© Hugo Glendenning
Mystische Beglückung im Boulez Saal: Die Tallis Scholars singen Musik von Palestrina
Seit 1973 widmet sich Peter Philips mit dem Ensemble The Tallis Scholars der Musik der Renaissance. Das Resultat so tiefer Sachkenntnis war am Freitag im Boulez Saal zu hören.
Stand:
Der Boulez Saal ist eine architektonische Wunderkammer, er hört nie auf, einen zu überraschen. Normalerweise ist hier die frontale Gegenübersetzung von Publikum und Ausübenden aufgehoben, alles fließt ineinander, die Künstler wechseln nach der Pause häufig die Position, so dass jeder mal in den Genuss kommt, die Musik von vorne zu hören.
In einem ganzen Block wurden die Sitze entfernt
Bei diesem Auftaktkonzert des Minifestivals der Tallis Scholars zum 500. Geburtstag von Palestrina ist jedoch wieder alles anders: Ein ganzer Block an Sitzen wurde entfernt, so dass sich doch wieder die traditionelle Frontstellung ergibt. Bei so delikater Vokalmusik ist das auch durchaus sinnvoll. Da bringt es wirklich gar nichts, eine Stunde lang nur den Rücken der Sängerin oder des Sängers zu sehen.
Giovanni Pierluigi da Palestrina also: Angeblich 1525 geboren, in jenem Ort bei Rom, nach dem er bald nur noch genannt wurde. Er hat in einer musikgeschichtlichen Umbruchzeit gelebt und komponiert, als die lineare Polyphonie in ihrer Bedeutung mehr und mehr durch die vertikale Harmonik abgelöst wurde – ein einzigartiger Schritt, der die abendländische Kunstmusik bis heute von anderen musikalischen Weltregionen unterscheidet.
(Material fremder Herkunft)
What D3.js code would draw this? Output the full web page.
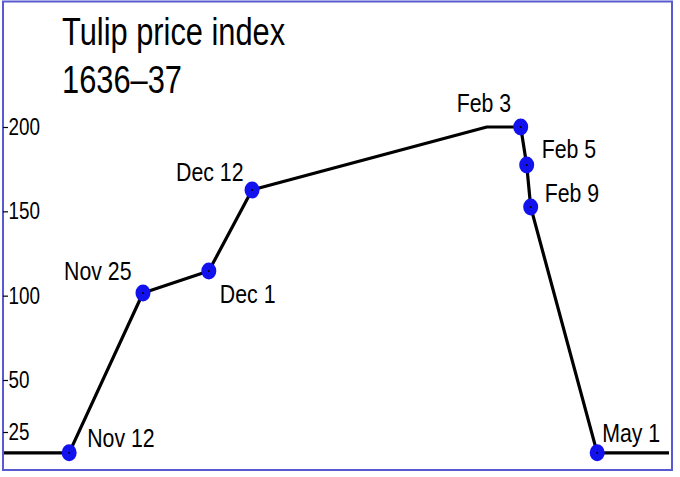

Die Renaissance auf der Agenda
1973 hat Peter Philips die Tallis Scholars gegründet, seit über 50 Jahren tritt das Ensemble in Kirchen und Konzertsälen auf und setzt die Musik der Renaissance auf die Agenda. Am Freitag erklingen eine der 104 Messen, die gesichert von Palestrina stammen, nämlich „Ut re mi fa sol la“ von 1570 sowie mehrere Motetten. Jeder der drei Abende kontrastiert Palestrina mit einem anderen Komponisten der Epoche, jetzt ist es Orlando di Lasso.
Die unfassbare Klarheit und Plastizität, mit der die Stimmen der mal sechs, mal acht Sängerinnen und Sänger dem Hörer gleichsam wie Individuen entgegentreten, ist überwältigend: ein komplexes und doch ganz nachvollziehbar verflochtenes Gewebe, gefärbter Atem, der direkt vom Ohr ins Herz strömt, dazu zart nuancierte Dynamik und verlässliche Punktlandungen im Unisono. Eine restlose Hingabe an Kunst und Glauben, die das Publikum mitzieht in eine nahezu mystische Beglückung.
In seinen Motetten, darunter „Media vita“ und „Timor et tremor“ wirkt Orlando di Lasso experimenteller in seiner Formensprache als der mehr die reine Schönheit anstrebende Palestrina. Kein Wunder, hat di Lasso doch sehr viel mehr gesehen von der Welt und ihren verschiedenen musikalischen Stilen. Er leitete nicht nur die Münchner Hofkapelle, sondern reiste auch nach Frankreich und England, während Palestrina stets im Bannkreis von Rom verblieb. Was seinem Werk aber auch eine einzigartige Ruhe, Klarheit und Glaubensgewissheit verleiht, wie sie etwa das abschließende „Magnificat primi toni à 8“ in jeder Note ausstrahlt.